Fellow Raymond stars and creator had this to say:
Ray Romano: “Doris Roberts had an energy and a spirit that amazed me. She never stopped. Whether working professionally or with her many charities, or just nurturing and mentoring a young, green comic trying to make it as an actor, she did it all with such a grand love for life and people and I will miss her dearly.”
Patricia Heaton: “”Truly the end of an era. My wonderful TV mother-in-law and ELR nemesis Doris Roberts was a consummate professional from whom I learned so much,” she said in a statement along with a photo of herself with Roberts. “She was funny and tough and loved life, living it to the fullest. Nothing gave her greater joy that her three wonderful grandchildren, of whom she was so proud. It truly was a privilege Doris. I love you and miss you.”
Phil Rosenthal: “We loved our mom, the great #DorisRoberts. A wonderful, funny, indelible actress and friend.”

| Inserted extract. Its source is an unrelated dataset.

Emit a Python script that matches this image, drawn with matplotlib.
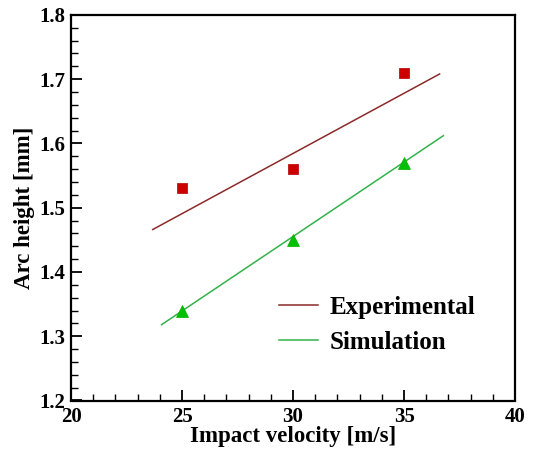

Miss Roberts’ death is the death of a national treasure. As a young boy, I started collecting idols in the former of tough, talented character actresses, like Carrie Fisher, Kathleen Freeman, Vivian Vance and more. I loved these women and charted their various career ups and downs and devoured books by them and about them with voracity and hunger. I loved the fact that they were chameleons, who could inhabit any character they played with personality and joie de vivre.
The breed of the character actress is fading, sadly. There are a few notable younger character actress taking the reins, including Melissa McCarthy and Ana Gasteyer, but that essence seems to has disappeared. The glamour of the movie and television star has lured talented actresses away from the acting and towards the stardom aspect of the business. No more do we have actresses with faces that ooze character and the ability to turn what could be throwaway roles into shining examples of pure comedy.
Doris Roberts is one of the few, and one of the best, and she always will be. To celebrate her life is to celebrate the glory of the character actress, to a breed who were driven by the craft they so excelled at.
I don’t want to pontificate or sermonize.
I simply want honour this woman, who made us all laugh for so many years.
I hope you’re giving Peter Boyle hell in heaven.